▸ Given problem
For this exercise, return only the lines from the line containing "Output the component" through the line containing "import * as", both ends included, exactly as they are.

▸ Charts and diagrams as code
START
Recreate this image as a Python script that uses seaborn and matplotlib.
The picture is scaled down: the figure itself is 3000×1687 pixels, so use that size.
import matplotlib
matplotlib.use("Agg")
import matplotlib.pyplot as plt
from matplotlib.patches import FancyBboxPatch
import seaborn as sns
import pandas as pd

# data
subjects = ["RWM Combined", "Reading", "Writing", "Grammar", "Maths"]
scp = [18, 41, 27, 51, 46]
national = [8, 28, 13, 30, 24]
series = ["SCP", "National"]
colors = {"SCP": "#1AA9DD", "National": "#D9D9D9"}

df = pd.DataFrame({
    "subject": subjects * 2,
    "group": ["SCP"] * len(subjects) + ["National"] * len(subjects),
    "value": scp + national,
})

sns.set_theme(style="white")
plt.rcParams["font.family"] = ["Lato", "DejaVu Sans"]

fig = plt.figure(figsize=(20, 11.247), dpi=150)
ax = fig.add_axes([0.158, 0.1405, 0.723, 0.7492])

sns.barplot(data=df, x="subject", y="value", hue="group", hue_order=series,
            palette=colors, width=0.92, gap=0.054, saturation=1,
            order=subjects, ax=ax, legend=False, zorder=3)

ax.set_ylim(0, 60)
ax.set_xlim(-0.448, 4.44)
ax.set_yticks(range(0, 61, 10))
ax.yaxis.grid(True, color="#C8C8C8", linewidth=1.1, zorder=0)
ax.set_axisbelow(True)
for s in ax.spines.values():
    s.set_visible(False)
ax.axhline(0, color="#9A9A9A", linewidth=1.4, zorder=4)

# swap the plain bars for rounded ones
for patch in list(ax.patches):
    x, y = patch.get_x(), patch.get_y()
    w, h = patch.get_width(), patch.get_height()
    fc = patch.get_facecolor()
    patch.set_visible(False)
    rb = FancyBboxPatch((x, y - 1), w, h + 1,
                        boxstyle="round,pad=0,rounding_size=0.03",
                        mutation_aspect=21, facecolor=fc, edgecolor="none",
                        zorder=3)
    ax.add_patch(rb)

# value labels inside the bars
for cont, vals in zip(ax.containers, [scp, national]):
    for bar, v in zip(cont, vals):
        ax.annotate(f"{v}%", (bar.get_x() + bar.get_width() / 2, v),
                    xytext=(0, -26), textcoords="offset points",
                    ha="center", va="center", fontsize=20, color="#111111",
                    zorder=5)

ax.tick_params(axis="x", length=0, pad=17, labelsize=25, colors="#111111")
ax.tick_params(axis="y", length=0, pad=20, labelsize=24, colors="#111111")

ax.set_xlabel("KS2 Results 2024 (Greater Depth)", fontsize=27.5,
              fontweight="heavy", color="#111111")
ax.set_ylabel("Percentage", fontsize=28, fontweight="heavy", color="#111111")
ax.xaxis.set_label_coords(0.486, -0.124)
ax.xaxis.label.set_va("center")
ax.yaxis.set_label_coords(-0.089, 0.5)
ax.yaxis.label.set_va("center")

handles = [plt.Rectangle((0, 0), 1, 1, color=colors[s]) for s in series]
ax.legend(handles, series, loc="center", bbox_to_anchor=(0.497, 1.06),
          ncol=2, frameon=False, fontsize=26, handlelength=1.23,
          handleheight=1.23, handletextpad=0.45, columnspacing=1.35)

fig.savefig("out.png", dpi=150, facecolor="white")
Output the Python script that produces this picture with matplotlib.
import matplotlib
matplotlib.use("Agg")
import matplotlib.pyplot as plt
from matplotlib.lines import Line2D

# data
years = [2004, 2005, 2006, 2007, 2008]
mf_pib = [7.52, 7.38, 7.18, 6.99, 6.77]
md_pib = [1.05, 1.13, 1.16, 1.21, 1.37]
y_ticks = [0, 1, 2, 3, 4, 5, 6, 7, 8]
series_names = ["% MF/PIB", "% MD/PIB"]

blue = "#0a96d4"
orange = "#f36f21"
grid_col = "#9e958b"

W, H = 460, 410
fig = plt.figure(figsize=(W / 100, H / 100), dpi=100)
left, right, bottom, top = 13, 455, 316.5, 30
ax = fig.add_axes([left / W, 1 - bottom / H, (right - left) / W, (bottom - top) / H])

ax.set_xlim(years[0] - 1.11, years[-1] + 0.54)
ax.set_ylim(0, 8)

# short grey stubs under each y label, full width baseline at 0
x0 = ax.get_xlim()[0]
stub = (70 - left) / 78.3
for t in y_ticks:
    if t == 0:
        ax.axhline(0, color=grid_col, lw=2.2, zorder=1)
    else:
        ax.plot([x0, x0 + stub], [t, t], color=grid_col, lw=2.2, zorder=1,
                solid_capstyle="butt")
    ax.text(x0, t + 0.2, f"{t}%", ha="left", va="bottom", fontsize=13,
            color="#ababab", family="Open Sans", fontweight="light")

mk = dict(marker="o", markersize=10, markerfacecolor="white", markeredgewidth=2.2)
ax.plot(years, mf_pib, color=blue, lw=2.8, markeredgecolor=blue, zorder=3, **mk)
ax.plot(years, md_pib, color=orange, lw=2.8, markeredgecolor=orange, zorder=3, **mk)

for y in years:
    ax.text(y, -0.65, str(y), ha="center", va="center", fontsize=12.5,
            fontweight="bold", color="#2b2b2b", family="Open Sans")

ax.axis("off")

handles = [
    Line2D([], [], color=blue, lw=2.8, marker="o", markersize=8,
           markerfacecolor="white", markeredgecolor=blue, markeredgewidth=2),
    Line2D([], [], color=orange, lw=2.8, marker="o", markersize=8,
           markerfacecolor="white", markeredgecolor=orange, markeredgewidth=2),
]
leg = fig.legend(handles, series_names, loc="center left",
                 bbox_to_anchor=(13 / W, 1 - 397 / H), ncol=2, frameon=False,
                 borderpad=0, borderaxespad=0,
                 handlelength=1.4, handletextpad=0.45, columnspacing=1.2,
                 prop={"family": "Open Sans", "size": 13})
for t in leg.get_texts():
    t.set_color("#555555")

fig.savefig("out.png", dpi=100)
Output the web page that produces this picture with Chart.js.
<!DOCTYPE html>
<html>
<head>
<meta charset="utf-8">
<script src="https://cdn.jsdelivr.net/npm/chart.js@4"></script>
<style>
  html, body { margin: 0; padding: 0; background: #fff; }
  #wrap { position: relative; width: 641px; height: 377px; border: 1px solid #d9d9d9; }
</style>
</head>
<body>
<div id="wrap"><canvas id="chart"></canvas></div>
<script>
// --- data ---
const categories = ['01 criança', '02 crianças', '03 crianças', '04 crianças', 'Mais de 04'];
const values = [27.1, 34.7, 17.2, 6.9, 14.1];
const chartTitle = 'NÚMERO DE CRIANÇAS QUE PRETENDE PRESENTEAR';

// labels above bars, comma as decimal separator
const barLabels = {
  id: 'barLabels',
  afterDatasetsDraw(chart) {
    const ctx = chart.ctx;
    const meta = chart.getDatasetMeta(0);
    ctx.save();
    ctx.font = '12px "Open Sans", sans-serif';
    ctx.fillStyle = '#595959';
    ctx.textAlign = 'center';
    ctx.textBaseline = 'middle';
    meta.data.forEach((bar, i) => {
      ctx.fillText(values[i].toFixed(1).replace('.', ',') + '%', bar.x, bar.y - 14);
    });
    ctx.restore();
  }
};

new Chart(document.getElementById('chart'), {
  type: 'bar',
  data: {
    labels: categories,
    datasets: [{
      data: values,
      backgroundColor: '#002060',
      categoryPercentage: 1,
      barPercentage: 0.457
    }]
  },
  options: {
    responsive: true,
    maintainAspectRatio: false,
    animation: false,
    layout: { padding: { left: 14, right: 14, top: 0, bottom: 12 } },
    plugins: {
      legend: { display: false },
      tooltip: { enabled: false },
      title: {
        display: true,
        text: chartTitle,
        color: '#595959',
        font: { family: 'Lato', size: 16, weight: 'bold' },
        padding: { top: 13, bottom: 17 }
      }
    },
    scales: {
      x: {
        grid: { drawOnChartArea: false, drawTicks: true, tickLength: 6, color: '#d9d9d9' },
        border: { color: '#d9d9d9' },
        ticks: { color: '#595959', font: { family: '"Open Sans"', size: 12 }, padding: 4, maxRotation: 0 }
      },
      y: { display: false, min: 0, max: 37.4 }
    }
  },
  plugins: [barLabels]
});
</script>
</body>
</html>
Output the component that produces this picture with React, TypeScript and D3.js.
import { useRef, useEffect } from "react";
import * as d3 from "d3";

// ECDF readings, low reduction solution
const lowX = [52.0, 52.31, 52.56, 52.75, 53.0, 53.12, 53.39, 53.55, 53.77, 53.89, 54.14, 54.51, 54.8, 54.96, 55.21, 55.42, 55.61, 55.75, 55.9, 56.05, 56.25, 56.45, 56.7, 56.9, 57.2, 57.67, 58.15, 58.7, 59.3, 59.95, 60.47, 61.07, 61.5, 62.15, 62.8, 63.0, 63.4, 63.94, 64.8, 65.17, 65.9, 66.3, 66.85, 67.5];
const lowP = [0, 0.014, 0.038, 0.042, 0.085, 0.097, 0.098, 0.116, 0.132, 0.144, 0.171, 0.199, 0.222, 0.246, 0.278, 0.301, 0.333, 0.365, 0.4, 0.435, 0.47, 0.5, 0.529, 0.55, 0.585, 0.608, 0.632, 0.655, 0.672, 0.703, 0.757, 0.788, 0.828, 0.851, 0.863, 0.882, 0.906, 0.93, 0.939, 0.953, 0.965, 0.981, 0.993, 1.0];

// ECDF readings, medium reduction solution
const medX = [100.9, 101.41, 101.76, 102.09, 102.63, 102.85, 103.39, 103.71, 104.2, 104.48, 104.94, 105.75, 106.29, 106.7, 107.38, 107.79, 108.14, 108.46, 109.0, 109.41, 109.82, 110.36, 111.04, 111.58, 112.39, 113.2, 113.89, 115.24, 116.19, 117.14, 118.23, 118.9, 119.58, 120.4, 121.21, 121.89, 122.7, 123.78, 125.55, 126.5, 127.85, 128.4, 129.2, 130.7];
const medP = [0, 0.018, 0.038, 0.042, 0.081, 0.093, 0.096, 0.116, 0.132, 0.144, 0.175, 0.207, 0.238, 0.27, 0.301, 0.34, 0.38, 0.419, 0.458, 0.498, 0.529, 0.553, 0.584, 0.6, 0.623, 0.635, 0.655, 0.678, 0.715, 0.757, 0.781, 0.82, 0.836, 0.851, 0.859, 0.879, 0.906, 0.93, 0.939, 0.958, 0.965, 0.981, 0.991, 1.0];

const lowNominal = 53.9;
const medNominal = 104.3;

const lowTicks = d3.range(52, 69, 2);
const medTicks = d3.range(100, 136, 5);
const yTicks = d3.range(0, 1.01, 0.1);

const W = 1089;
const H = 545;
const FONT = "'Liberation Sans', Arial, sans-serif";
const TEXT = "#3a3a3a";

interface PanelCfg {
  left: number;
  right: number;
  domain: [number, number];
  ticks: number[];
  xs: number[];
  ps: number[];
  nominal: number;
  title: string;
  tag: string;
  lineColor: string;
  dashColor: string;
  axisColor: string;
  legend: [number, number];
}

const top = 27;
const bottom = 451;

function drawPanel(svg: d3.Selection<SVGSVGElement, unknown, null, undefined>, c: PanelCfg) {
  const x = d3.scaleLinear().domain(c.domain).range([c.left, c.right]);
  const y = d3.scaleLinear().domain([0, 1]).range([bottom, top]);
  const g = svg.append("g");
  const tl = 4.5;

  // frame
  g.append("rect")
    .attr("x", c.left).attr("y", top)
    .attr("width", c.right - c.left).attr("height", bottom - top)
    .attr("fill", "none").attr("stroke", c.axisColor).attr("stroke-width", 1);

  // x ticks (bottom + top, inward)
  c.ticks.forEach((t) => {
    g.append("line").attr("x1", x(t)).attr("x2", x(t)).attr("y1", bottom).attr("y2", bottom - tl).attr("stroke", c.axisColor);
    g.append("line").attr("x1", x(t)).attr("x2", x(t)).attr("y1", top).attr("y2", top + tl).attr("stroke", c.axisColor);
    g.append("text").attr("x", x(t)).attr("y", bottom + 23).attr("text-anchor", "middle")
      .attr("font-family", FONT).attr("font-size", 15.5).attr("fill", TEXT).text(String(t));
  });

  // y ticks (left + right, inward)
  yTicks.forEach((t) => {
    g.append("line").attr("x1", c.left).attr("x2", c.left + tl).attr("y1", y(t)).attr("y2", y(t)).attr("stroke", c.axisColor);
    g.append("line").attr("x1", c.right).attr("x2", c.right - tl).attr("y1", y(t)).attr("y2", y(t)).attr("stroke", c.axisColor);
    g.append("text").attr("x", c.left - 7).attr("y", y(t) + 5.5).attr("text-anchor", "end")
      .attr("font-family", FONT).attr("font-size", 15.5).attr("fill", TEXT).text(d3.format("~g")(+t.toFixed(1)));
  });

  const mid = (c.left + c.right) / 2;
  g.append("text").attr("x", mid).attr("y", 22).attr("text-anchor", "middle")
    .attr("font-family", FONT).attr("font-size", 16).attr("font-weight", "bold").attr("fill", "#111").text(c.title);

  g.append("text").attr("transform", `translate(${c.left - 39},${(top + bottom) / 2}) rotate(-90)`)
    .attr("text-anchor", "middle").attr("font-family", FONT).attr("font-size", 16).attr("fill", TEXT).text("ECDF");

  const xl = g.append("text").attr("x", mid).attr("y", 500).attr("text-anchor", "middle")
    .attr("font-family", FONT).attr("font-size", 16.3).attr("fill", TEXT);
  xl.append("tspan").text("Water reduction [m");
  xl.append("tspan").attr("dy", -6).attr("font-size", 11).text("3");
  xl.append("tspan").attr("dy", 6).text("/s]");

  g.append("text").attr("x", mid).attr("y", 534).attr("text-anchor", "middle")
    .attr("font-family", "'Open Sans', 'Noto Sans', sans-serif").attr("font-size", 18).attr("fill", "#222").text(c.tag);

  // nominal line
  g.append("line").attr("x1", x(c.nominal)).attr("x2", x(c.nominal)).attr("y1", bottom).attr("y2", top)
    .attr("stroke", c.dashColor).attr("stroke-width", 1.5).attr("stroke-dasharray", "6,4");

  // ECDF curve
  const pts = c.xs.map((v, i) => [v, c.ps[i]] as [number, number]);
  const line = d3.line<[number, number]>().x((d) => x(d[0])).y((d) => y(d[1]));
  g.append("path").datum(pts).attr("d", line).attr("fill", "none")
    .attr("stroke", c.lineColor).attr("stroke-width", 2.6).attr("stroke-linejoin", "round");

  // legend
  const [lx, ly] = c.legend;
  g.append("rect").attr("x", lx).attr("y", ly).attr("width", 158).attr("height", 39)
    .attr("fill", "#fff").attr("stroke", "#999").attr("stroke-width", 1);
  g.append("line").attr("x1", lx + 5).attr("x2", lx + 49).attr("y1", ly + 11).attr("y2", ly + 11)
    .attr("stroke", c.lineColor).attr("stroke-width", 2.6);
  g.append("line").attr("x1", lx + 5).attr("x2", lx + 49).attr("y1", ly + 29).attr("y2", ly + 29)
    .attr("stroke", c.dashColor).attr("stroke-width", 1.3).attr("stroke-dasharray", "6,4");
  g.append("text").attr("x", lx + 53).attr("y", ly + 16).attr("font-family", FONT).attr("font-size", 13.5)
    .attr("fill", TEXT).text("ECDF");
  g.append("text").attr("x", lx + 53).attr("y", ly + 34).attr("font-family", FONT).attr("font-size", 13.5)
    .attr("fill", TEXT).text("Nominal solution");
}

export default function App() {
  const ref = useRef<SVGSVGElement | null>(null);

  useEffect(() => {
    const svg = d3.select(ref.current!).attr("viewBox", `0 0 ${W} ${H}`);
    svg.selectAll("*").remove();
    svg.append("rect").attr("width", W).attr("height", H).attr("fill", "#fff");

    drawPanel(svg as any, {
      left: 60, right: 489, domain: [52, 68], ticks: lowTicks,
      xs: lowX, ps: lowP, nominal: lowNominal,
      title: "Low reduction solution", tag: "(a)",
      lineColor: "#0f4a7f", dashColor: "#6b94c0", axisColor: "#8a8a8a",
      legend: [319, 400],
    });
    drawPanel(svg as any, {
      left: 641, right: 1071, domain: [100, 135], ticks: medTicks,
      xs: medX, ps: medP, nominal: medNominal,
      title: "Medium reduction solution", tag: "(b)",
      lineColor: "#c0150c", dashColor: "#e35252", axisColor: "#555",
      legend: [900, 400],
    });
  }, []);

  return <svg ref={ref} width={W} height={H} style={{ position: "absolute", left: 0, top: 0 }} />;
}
END
▸ Response to the task
Output the component that produces this picture with React, TypeScript and D3.js.
import { useRef, useEffect } from "react";
import * as d3 from "d3";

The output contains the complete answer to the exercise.